• _Work instructions_:
Give the material once more, word for word, without any images.

• _Source data_:
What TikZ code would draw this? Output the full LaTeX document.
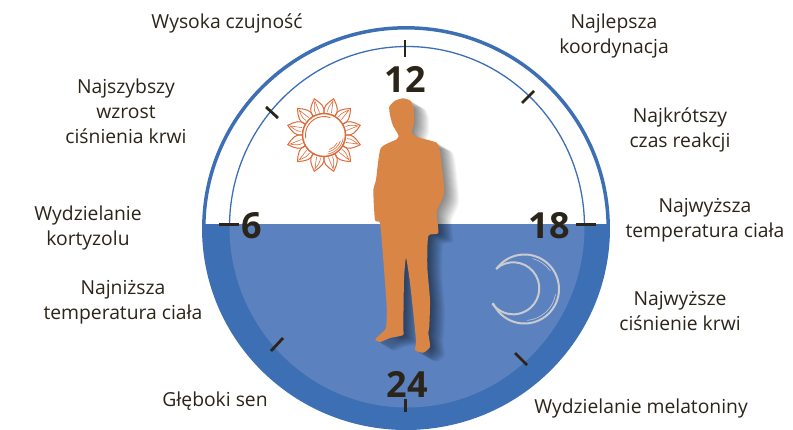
\documentclass[tikz,border=0pt]{standalone}
\usepackage{fontspec}
\setmainfont{Open Sans}
\definecolor{ringblue}{HTML}{3D6FB4}
\definecolor{discblue}{HTML}{5B82BF}
\definecolor{personorange}{HTML}{D98545}
\definecolor{sunorange}{HTML}{DD6A3A}
\definecolor{moongray}{HTML}{C9CBCF}
\definecolor{inkbrown}{HTML}{2B2419}
\newcommand{\personoutline}{plot[smooth cycle,tension=0.35] coordinates {
  (389.3,106.7) (395.0,100.7) (403.3,98.3) (410.7,101.0) (414.0,110.0) (414.0,123.0) (411.7,131.7)
  (416.0,136.7) (436.7,142.7) (440.0,151.7) (444.0,186.7) (443.3,196.7) (436.7,211.7) (438.3,233.0)
  (428.3,236.0) (427.3,266.7) (430.0,300.0) (429.3,326.7) (428.3,333.0) (430.0,346.7) (423.3,352.7)
  (415.0,350.0) (416.0,340.0) (410.0,283.0) (406.0,258.0) (404.0,280.0) (403.3,328.0) (403.3,335.0)
  (390.0,338.0) (380.0,342.0) (375.3,339.3) (381.7,333.0) (386.0,328.0) (386.7,307.0) (383.3,260.0)
  (380.0,223.0) (375.0,220.0) (373.3,190.0) (376.0,180.0) (380.7,148.3) (396.7,139.3) (398.3,135.0)
  (392.7,125.0) (390.0,115.0)}}
\begin{document}
\begin{tikzpicture}[x=1pt, y=-1pt, line cap=butt,
    label/.style={align=center, inner sep=0pt, text=inkbrown, font=\fontsize{19.3}{25}\selectfont},
    hour/.style={inner sep=0pt, text=inkbrown, font=\fontsize{36}{36}\selectfont\bfseries},
    tick/.style={draw=inkbrown, line width=2.8pt},
    sunline/.style={draw=sunorange, line width=1.0pt},
    moonline/.style={draw=moongray, line width=2.0pt}]

  %% ════ dial ════
  \begin{scope}
    \clip (190,224) rectangle (620,440);
    \fill[ringblue] (406,228) ellipse [x radius=204, y radius=202];
    \fill[discblue] (407,227) ellipse [x radius=177.5, y radius=180.5];
  \end{scope}
  \begin{scope}
    \clip (190,0) rectangle (620,224);
    \draw[ringblue, line width=3.5pt] (406,228) ellipse [x radius=202.2, y radius=200.2];
    \draw[ringblue, line width=1.3pt] (407,227) ellipse [x radius=177.5, y radius=180.5];
  \end{scope}

  %% ════ ticks ════
  \draw[tick] (405,40) -- (405,57);
  \draw[tick] (522,103) -- (534,91);
  \draw[tick] (576,224.5) -- (596,224.5);
  \draw[tick] (515,353) -- (527,365);
  \draw[tick] (405.7,399) -- (405.7,412);
  \draw[tick] (271,351) -- (283,338);
  \draw[tick] (219,224.5) -- (239,224.5);
  \draw[tick] (266,107) -- (278,118);

  %% ════ sun ════
  \foreach \ang in {15,45,...,345}{
    \begin{scope}[shift={(324,135)}, rotate=\ang]
      \draw[sunline] (21,-5.5) .. controls (26,-9) and (32,-5) .. (37.5,0) .. controls (32,5) and (26,9) .. (21,5.5);
      \draw[sunline, line width=0.6pt] (23,-2.5) .. controls (27,-3.5) and (31,-2) .. (35,0) .. controls (31,0.5) and (27,1) .. (23,1.5);
    \end{scope}
  }
  \draw[sunline, fill=white, line width=1.5pt] (324,135) circle (21.5);
  \draw[sunline, line width=0.9pt] (324,135) ++(170:18.5) arc[start angle=170, end angle=290, radius=18.5];
  \foreach \rad/\st/\en in {19.5/10/80, 17.5/20/75, 15.5/30/70}{
    \draw[sunline, line width=0.6pt] (324,135) ++(\st:\rad) arc[start angle=\st, end angle=\en, radius=\rad];
  }

  %% ════ moon ════
  \draw[moonline] (524.5,289) ++(-145:34.5) arc[start angle=-145, end angle=156, radius=34.5];
  \draw[moonline] (513.3,288.3) ++(-131:26) arc[start angle=-131, end angle=144, radius=26];
  \draw[moonline, line width=0.6pt] (524.5,289) ++(-75:31.5) arc[start angle=-75, end angle=-35, radius=31.5];
  \draw[moonline, line width=0.6pt] (524.5,289) ++(10:31.5) arc[start angle=10, end angle=85, radius=31.5];

  %% ════ person ════
  \foreach \i in {1,...,15}{
    \fill[black, opacity=0.04, shift={(\i,0.6*\i)}] \personoutline;
  }
  \fill[personorange] \personoutline;

  %% ════ hours ════
  \node[hour] (h12) at (405,79) {12};
  \node[hour] (h18) at (549,226) {18};
  \node[hour] (h24) at (407,384) {24};
  \node[hour] (h6) at (252,226) {6};

  %% ════ labels ════
  \node[label] (alert) at (227,23) {Wysoka czujność};
  \node[label] (coord) at (614,36) {Najlepsza\\koordynacja};
  \node[label] (press) at (126,111) {Najszybszy\\wzrost\\ciśnienia krwi};
  \node[label] (react) at (680,130) {Najkrótszy\\czas reakcji};
  \node[label] (temphi) at (705,220) {Najwyższa\\temperatura ciała};
  \node[label] (cort) at (88,228) {Wydzielanie\\kortyzolu};
  \node[label] (templo) at (123,302) {Najniższa\\temperatura ciała};
  \node[label] (presshi) at (680,311) {Najwyższe\\ciśnienie krwi};
  \node[label] (sleep) at (215,401) {Głęboki sen};
  \node[label] (melat) at (641,408) {Wydzielanie melatoniny};

  \pgfresetboundingbox
  \path[use as bounding box] (0,0) rectangle (793,429);
\end{tikzpicture}
\end{document}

• _Exercise output_:
What TikZ code would draw this? Output the full LaTeX document.
\documentclass[tikz,border=0pt]{standalone}
\usepackage{fontspec}
\setmainfont{Open Sans}
\definecolor{ringblue}{HTML}{3D6FB4}
\definecolor{discblue}{HTML}{5B82BF}
\definecolor{personorange}{HTML}{D98545}
\definecolor{sunorange}{HTML}{DD6A3A}
\definecolor{moongray}{HTML}{C9CBCF}
\definecolor{inkbrown}{HTML}{2B2419}
\newcommand{\personoutline}{plot[smooth cycle,tension=0.35] coordinates {
  (389.3,106.7) (395.0,100.7) (403.3,98.3) (410.7,101.0) (414.0,110.0) (414.0,123.0) (411.7,131.7)
  (416.0,136.7) (436.7,142.7) (440.0,151.7) (444.0,186.7) (443.3,196.7) (436.7,211.7) (438.3,233.0)
  (428.3,236.0) (427.3,266.7) (430.0,300.0) (429.3,326.7) (428.3,333.0) (430.0,346.7) (423.3,352.7)
  (415.0,350.0) (416.0,340.0) (410.0,283.0) (406.0,258.0) (404.0,280.0) (403.3,328.0) (403.3,335.0)
  (390.0,338.0) (380.0,342.0) (375.3,339.3) (381.7,333.0) (386.0,328.0) (386.7,307.0) (383.3,260.0)
  (380.0,223.0) (375.0,220.0) (373.3,190.0) (376.0,180.0) (380.7,148.3) (396.7,139.3) (398.3,135.0)
  (392.7,125.0) (390.0,115.0)}}
\begin{document}
\begin{tikzpicture}[x=1pt, y=-1pt, line cap=butt,
    label/.style={align=center, inner sep=0pt, text=inkbrown, font=\fontsize{19.3}{25}\selectfont},
    hour/.style={inner sep=0pt, text=inkbrown, font=\fontsize{36}{36}\selectfont\bfseries},
    tick/.style={draw=inkbrown, line width=2.8pt},
    sunline/.style={draw=sunorange, line width=1.0pt},
    moonline/.style={draw=moongray, line width=2.0pt}]

  %% ════ dial ════
  \begin{scope}
    \clip (190,224) rectangle (620,440);
    \fill[ringblue] (406,228) ellipse [x radius=204, y radius=202];
    \fill[discblue] (407,227) ellipse [x radius=177.5, y radius=180.5];
  \end{scope}
  \begin{scope}
    \clip (190,0) rectangle (620,224);
    \draw[ringblue, line width=3.5pt] (406,228) ellipse [x radius=202.2, y radius=200.2];
    \draw[ringblue, line width=1.3pt] (407,227) ellipse [x radius=177.5, y radius=180.5];
  \end{scope}

  %% ════ ticks ════
  \draw[tick] (405,40) -- (405,57);
  \draw[tick] (522,103) -- (534,91);
  \draw[tick] (576,224.5) -- (596,224.5);
  \draw[tick] (515,353) -- (527,365);
  \draw[tick] (405.7,399) -- (405.7,412);
  \draw[tick] (271,351) -- (283,338);
  \draw[tick] (219,224.5) -- (239,224.5);
  \draw[tick] (266,107) -- (278,118);

  %% ════ sun ════
  \foreach \ang in {15,45,...,345}{
    \begin{scope}[shift={(324,135)}, rotate=\ang]
      \draw[sunline] (21,-5.5) .. controls (26,-9) and (32,-5) .. (37.5,0) .. controls (32,5) and (26,9) .. (21,5.5);
      \draw[sunline, line width=0.6pt] (23,-2.5) .. controls (27,-3.5) and (31,-2) .. (35,0) .. controls (31,0.5) and (27,1) .. (23,1.5);
    \end{scope}
  }
  \draw[sunline, fill=white, line width=1.5pt] (324,135) circle (21.5);
  \draw[sunline, line width=0.9pt] (324,135) ++(170:18.5) arc[start angle=170, end angle=290, radius=18.5];
  \foreach \rad/\st/\en in {19.5/10/80, 17.5/20/75, 15.5/30/70}{
    \draw[sunline, line width=0.6pt] (324,135) ++(\st:\rad) arc[start angle=\st, end angle=\en, radius=\rad];
  }

  %% ════ moon ════
  \draw[moonline] (524.5,289) ++(-145:34.5) arc[start angle=-145, end angle=156, radius=34.5];
  \draw[moonline] (513.3,288.3) ++(-131:26) arc[start angle=-131, end angle=144, radius=26];
  \draw[moonline, line width=0.6pt] (524.5,289) ++(-75:31.5) arc[start angle=-75, end angle=-35, radius=31.5];
  \draw[moonline, line width=0.6pt] (524.5,289) ++(10:31.5) arc[start angle=10, end angle=85, radius=31.5];

  %% ════ person ════
  \foreach \i in {1,...,15}{
    \fill[black, opacity=0.04, shift={(\i,0.6*\i)}] \personoutline;
  }
  \fill[personorange] \personoutline;

  %% ════ hours ════
  \node[hour] (h12) at (405,79) {12};
  \node[hour] (h18) at (549,226) {18};
  \node[hour] (h24) at (407,384) {24};
  \node[hour] (h6) at (252,226) {6};

  %% ════ labels ════
  \node[label] (alert) at (227,23) {Wysoka czujność};
  \node[label] (coord) at (614,36) {Najlepsza\\koordynacja};
  \node[label] (press) at (126,111) {Najszybszy\\wzrost\\ciśnienia krwi};
  \node[label] (react) at (680,130) {Najkrótszy\\czas reakcji};
  \node[label] (temphi) at (705,220) {Najwyższa\\temperatura ciała};
  \node[label] (cort) at (88,228) {Wydzielanie\\kortyzolu};
  \node[label] (templo) at (123,302) {Najniższa\\temperatura ciała};
  \node[label] (presshi) at (680,311) {Najwyższe\\ciśnienie krwi};
  \node[label] (sleep) at (215,401) {Głęboki sen};
  \node[label] (melat) at (641,408) {Wydzielanie melatoniny};

  \pgfresetboundingbox
  \path[use as bounding box] (0,0) rectangle (793,429);
\end{tikzpicture}
\end{document}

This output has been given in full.